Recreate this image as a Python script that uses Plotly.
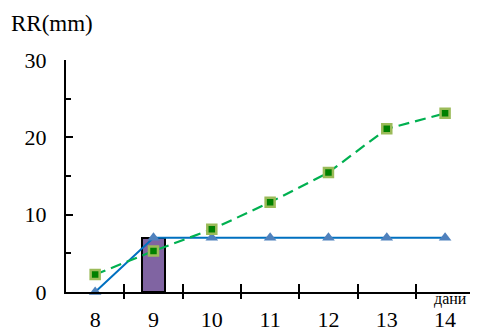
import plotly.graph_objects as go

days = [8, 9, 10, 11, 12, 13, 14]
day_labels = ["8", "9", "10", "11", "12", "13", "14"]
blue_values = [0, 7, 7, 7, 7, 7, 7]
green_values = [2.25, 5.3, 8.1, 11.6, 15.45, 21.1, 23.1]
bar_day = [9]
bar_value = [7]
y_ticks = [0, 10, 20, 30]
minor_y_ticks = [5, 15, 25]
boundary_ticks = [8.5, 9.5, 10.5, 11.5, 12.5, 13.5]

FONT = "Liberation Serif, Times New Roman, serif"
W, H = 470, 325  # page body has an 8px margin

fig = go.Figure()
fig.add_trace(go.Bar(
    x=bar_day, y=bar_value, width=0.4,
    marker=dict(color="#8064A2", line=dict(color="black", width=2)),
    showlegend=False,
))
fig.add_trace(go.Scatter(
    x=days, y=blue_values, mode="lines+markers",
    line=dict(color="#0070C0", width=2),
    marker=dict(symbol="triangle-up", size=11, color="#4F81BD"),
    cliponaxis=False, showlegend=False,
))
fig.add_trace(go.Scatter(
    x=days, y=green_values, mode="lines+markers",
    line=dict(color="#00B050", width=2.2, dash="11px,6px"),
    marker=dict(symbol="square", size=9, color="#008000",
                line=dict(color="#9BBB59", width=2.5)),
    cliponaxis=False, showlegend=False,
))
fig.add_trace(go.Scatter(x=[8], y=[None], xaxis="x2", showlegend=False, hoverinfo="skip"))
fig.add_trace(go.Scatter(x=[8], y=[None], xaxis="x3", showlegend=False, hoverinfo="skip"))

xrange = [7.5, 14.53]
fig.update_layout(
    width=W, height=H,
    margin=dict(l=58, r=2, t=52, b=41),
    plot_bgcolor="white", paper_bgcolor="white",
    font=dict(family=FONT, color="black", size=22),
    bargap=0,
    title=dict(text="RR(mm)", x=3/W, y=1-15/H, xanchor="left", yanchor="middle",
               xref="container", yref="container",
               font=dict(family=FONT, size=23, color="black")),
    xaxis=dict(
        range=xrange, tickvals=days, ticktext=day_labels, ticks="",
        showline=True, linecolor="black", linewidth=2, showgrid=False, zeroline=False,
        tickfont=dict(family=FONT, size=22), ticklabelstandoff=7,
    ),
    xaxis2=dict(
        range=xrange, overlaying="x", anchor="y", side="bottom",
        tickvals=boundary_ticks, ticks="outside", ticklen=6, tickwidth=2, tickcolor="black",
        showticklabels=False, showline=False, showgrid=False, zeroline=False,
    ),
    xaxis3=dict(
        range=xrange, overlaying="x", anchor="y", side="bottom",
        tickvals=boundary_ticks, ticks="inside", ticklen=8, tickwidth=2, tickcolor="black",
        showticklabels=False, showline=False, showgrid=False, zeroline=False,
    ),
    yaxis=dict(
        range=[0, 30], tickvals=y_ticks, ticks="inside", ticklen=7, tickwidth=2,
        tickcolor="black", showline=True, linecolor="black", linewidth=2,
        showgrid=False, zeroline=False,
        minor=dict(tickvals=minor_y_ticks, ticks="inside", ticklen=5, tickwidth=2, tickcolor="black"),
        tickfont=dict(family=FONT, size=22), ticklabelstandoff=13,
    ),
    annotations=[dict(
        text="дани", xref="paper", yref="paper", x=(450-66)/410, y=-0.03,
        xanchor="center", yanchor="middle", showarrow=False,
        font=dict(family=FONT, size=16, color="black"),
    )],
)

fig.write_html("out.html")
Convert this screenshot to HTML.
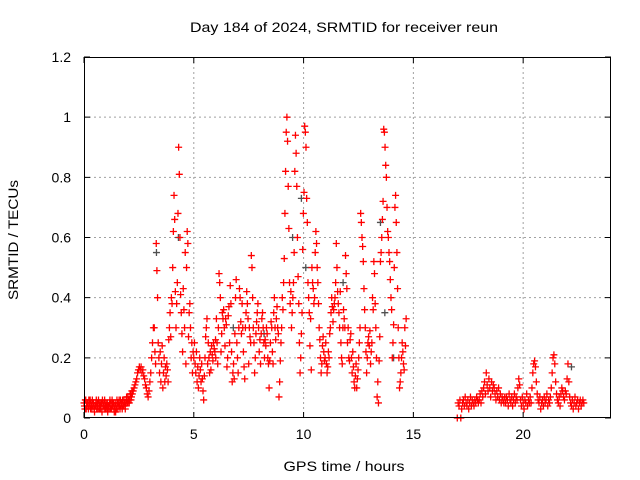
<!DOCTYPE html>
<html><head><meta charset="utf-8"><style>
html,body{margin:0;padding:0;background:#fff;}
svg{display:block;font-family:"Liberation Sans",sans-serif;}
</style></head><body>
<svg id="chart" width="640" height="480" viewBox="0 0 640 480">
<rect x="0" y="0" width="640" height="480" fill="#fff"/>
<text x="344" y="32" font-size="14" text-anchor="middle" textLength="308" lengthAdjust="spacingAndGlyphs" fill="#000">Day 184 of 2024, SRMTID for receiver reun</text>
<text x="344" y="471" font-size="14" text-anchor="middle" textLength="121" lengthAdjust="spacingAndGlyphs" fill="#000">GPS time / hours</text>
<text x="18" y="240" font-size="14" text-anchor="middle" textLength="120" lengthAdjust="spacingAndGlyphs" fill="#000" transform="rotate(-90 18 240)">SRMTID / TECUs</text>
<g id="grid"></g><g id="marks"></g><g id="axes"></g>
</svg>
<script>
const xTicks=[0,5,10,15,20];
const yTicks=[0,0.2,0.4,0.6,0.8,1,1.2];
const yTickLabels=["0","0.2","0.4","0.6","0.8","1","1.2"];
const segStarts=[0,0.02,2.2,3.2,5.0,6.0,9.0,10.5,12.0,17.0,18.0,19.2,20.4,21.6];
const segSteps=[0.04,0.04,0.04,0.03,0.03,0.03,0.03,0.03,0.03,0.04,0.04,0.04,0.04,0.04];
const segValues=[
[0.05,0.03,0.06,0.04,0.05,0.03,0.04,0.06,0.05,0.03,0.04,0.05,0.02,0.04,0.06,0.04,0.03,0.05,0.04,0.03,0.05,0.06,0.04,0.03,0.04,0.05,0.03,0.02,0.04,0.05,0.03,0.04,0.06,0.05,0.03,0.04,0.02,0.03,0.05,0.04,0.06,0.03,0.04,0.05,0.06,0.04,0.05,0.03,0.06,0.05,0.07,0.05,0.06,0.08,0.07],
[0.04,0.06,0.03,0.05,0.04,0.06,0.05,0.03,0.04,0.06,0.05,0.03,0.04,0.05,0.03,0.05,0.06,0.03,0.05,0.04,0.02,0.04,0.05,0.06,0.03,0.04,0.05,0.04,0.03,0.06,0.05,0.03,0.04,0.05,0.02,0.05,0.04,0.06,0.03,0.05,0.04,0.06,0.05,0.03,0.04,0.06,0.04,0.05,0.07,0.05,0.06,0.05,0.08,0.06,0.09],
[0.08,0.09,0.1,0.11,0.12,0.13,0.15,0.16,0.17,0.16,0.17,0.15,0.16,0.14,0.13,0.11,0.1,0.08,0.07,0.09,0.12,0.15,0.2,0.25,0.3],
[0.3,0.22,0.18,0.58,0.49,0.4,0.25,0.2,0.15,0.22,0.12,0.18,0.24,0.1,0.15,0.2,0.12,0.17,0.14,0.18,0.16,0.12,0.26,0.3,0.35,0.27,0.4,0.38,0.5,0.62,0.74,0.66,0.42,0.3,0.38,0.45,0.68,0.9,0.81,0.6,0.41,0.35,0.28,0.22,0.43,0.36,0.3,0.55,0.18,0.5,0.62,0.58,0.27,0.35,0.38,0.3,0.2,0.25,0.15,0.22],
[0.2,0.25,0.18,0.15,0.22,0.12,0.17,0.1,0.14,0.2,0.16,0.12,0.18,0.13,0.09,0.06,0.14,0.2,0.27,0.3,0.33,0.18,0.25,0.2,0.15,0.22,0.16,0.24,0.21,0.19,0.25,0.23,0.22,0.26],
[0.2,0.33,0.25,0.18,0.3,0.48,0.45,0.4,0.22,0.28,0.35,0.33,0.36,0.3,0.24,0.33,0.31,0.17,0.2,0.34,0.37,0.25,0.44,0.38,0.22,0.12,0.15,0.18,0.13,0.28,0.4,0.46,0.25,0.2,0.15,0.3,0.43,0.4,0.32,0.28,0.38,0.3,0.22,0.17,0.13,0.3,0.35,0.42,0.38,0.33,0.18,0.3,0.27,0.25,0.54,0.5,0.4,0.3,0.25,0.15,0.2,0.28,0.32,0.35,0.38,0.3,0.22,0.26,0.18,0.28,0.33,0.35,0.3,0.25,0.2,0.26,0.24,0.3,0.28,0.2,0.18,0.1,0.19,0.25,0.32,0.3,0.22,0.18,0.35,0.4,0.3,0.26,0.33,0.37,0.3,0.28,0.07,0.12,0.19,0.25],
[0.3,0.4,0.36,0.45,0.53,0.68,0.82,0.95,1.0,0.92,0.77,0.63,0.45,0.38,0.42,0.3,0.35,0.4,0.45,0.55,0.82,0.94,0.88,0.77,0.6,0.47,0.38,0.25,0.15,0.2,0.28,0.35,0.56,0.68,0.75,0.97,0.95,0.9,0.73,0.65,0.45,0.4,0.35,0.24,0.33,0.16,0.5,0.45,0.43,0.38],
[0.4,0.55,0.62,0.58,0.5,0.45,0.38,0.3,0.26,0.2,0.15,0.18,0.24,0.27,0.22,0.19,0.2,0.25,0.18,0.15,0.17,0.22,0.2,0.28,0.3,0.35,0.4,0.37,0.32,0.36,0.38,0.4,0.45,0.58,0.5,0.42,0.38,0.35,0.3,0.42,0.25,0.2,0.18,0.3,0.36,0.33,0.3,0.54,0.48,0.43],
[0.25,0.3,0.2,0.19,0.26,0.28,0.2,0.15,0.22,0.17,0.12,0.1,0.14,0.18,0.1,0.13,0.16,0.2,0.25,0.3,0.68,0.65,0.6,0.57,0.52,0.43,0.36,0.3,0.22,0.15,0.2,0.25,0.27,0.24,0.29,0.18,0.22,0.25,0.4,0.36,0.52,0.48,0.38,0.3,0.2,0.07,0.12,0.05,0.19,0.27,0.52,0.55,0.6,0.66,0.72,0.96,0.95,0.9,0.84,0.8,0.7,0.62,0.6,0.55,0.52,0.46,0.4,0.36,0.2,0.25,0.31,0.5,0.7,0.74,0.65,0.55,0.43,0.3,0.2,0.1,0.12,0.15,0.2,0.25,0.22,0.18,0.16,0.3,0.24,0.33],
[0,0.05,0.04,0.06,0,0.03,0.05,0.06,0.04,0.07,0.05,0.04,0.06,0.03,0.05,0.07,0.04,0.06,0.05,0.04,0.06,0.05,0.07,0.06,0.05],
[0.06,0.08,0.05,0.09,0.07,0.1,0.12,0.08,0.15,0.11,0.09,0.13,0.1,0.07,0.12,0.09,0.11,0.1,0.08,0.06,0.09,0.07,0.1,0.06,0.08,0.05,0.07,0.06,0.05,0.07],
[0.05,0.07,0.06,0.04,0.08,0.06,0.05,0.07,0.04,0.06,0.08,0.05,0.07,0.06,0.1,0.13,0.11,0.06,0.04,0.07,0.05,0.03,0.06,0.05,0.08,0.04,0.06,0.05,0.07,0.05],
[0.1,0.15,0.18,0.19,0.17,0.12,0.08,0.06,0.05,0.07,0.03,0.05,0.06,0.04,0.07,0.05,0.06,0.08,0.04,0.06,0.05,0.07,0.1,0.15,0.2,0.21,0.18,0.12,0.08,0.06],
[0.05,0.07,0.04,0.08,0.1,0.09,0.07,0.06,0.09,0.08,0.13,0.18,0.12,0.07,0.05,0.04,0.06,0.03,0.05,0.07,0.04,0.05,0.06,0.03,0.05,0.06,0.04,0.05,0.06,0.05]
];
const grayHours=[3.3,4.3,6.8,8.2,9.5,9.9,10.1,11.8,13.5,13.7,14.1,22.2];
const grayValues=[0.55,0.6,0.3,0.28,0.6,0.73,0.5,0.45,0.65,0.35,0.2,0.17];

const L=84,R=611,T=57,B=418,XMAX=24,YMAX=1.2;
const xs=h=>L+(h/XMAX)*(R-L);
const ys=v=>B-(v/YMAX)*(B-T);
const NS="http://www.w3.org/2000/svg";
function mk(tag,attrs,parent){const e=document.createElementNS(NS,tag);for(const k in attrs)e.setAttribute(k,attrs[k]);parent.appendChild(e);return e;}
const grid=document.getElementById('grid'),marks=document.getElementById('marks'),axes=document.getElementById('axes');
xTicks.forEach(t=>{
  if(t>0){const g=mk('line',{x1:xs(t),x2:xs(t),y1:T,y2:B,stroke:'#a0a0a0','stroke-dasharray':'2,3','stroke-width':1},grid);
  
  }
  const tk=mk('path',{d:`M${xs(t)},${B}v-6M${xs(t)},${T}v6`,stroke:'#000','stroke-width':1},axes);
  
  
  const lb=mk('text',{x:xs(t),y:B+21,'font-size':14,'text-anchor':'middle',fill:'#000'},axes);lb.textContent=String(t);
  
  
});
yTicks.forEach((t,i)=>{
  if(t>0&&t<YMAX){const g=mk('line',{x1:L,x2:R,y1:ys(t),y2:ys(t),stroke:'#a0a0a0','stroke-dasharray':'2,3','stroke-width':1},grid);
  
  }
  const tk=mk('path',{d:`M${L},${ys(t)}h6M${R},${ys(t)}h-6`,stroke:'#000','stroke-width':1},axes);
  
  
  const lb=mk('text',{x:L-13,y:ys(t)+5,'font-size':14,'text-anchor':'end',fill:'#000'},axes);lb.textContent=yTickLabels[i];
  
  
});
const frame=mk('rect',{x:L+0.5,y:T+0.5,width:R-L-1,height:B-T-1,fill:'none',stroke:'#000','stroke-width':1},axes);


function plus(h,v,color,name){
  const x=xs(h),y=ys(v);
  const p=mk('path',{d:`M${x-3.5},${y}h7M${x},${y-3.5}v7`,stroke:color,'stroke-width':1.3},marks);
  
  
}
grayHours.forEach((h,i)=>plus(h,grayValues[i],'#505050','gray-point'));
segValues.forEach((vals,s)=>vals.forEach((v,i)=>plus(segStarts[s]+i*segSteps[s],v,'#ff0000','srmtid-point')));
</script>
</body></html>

++++++++++

Short task: Begin at the first line of the records and please reproduce every line exactly through the one containing "import plotly.graph_objects as go", leaving all pictures out.

Result of this exercise:
Recreate this image as a Python script that uses Plotly.
import plotly.graph_objects as go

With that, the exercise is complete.